Are we Headed for Another Housing Bubble?

Are we Headed for Another Housing Bubble?

Tuesday, May 24, 2022 from Floor Covering Weekly

Are we Headed for Another Housing Bubble?
There are growing concerns of an impending housing bubble. Those of us doing business in this industry can be excused for having PTSD flashbacks of the bursting of the housing bubble during the Great Recession, when housing starts nationally declined by 75 percent, house prices fell by 30 percent, 3.7 million homes were foreclosed and nearly a quarter of all homeowners with mortgages were “underwater“ — meaning they owed more on their home than it was worth — according to reports from CoreLogic. However, this period of rising housing demand is also paired with relatively weak supply, which will prevent the market from tanking like it did 15 years ago.

The housing market currently is as hot as it has been in a decade and a half. There were 1.6 million new homes started last year and are on a pace to reach 1.75 million this year if the first quarter levels continue. Home prices nationally increased 20 percent last year, and the inventory of homes for sale nationally has been running at unusually low levels. As the housing market continues to soar at a pace that is clearly not sustainable, the question is: How is this movie going to end?

While the housing market is obviously seriously overheated, there are several reasons to think that it won’t end up as another bubble bursting.

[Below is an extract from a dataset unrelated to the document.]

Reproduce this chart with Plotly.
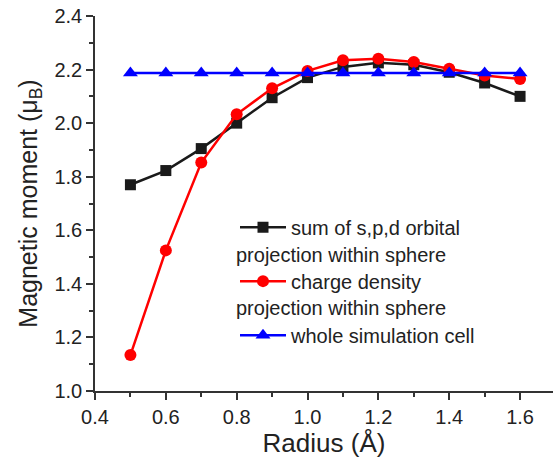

Lenders are much more cautious now than they were during the housing boom leading up to the Great Recession. Back then, the conventional wisdom was that house prices are unlikely to decline, so mortgage underwriting could be fairly lenient. Even if borrowers had difficulty making mortgage payments, they could sell the home and pay off the mortgage, which was not the case as prices plummeted. Now, lending is much more restrictive, keeping those marginal buyers out of homeownership. As a result, credit scores for buyers are higher and the typical owner has much more equity in their home than 15 years ago. This equity serves as a buffer; if forced to sell due to financial hardship, the buyer would still be left with funds to buy or rent their next home.

Prior to the Great Recession, there was a surplus of homes in many markets. In the ten years from 1997 to 2006, there were more than 17 million housing starts nationally. In the ten years from 2010 to 2019, there were fewer than ten million homes started.  So, the market has been undersupplied for more than a decade now, right as the largest generation in our history — the Millennials — are moving into homeownership. Rather than ramping up production to meet this rising demand, rising mortgage rates are likely to significantly cool the market.

House prices are rising much faster than incomes in most markets across the country, and mortgage rates for 30-year fixed rate mortgages recently topped 5 percent. With higher house prices and rising mortgage rates, the National Association of Realtors (NAR) reports that the monthly carrying costs for a new homebuyer would be more than 50 percent higher than a year ago. To make matters even worse, investor activity in the housing market is increasing. Last year, investors bought nearly one in seven homes sold in America’s top metropolitan areas, according to realty company Redfin. Many of these homes will be rented, further reducing the supply of for-sale homes. However, renting is not a strategy for households to avoid an overheated housing market. Rents have generally been rising in line with house prices, so there is limited incentive to rent as a way of avoiding high house prices. So, housing affordability will continue to be a serious national problem, but the possibility of a housing crash is fading.